The National Intelligence Service said on Monday that North Korea is spending around US$330 million on amusement parks and the cult surrounding the ruling Kim family.

The NIS told a National Assembly hearing that the North Korean regime is building huge outdoor swimming pools and water parks modeled after theme parks in Europe like Switzerland's Alpamare.

The agency said the plaza in front of Kumsusan Palace of the Sun, where the pickled bodies of nation founder Kim Il-sung and his son Kim Jong-il lie in glass coffins, is being transformed into a luxurious garden modeled after those of French and Austrian palaces.

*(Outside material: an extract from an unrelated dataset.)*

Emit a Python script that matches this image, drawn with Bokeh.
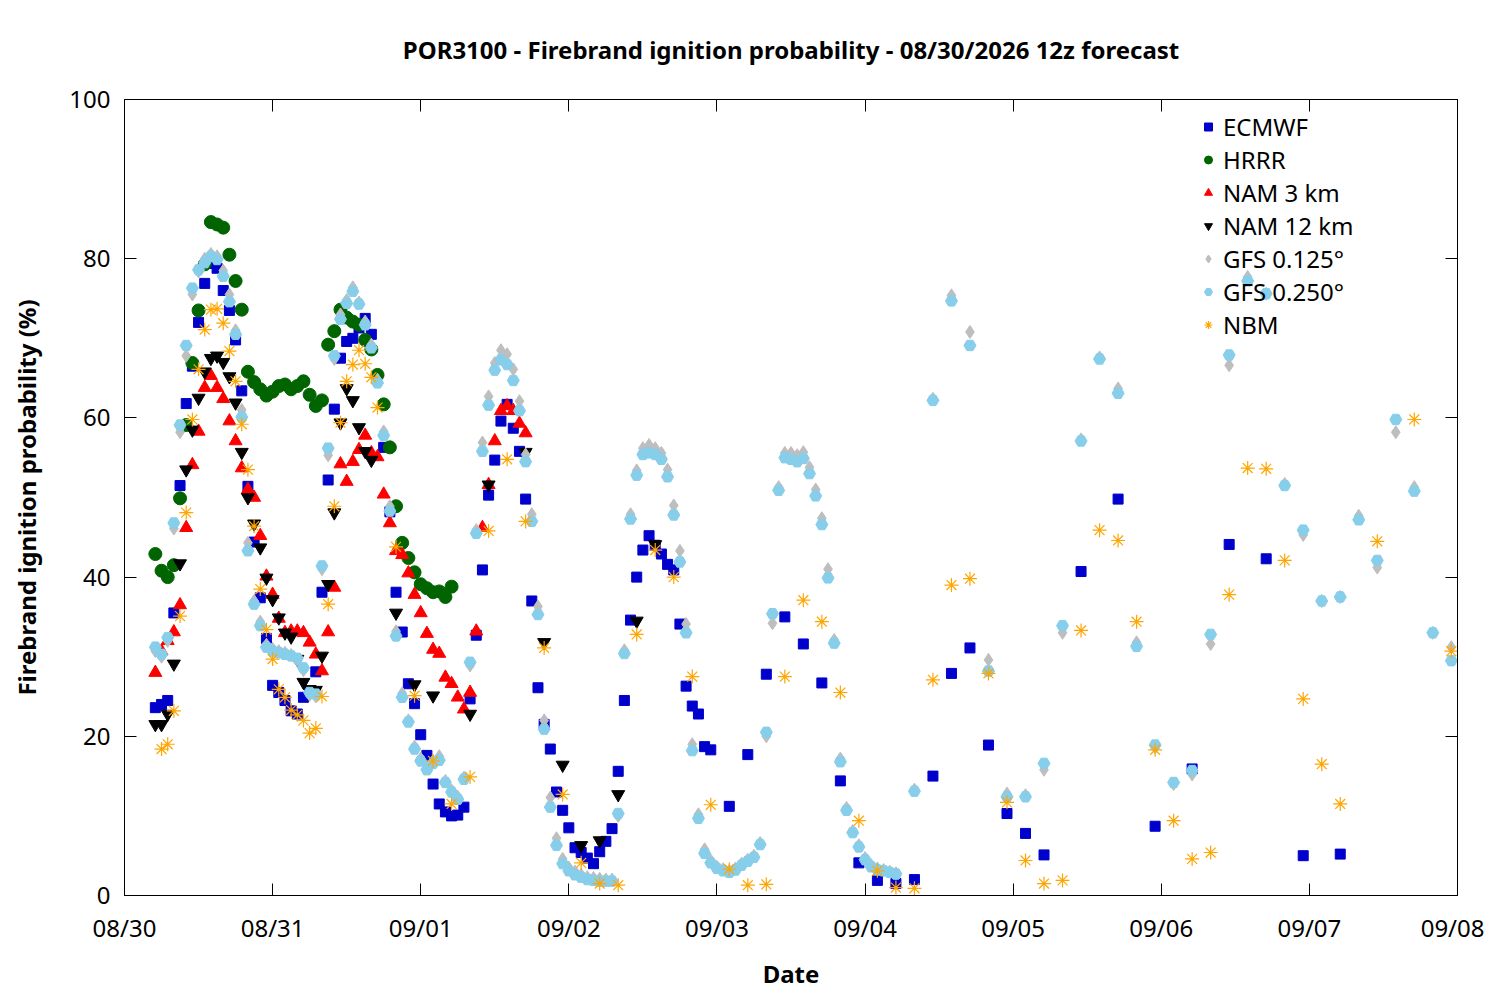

The $330 million would be enough to buy 1.1 million tons of corn, which can feed the entire people of North Korea for three to four months, the NIS pointed out. The North is reported to be experiencing a worse food shortage than in the famine of the 1990s.

There are other signs that the new regime under Kim Jong-un is reverting to type. The agency said Kim's wife Ri Sol-ju has not appeared in public for 40 days, apparently because senior apparatchiks are worried that her westernized ways could corrupt public morals.

For a time the regime was happy to use Ri to project a friendly, approachable image of the new leader, but it seems hardliners are now trying to erase her past as a singer and entertainer by confiscating popular bootleg CDs of her performances.

Kim himself has recently focused his appearances on frontline military bases along the inter-Korean border and ordered troops to await "final attack orders."

The gist of the hearing was passed on to the press by Yoon Sang-hyun, a Saenuri Party lawmaker and member of the Intelligence Committee.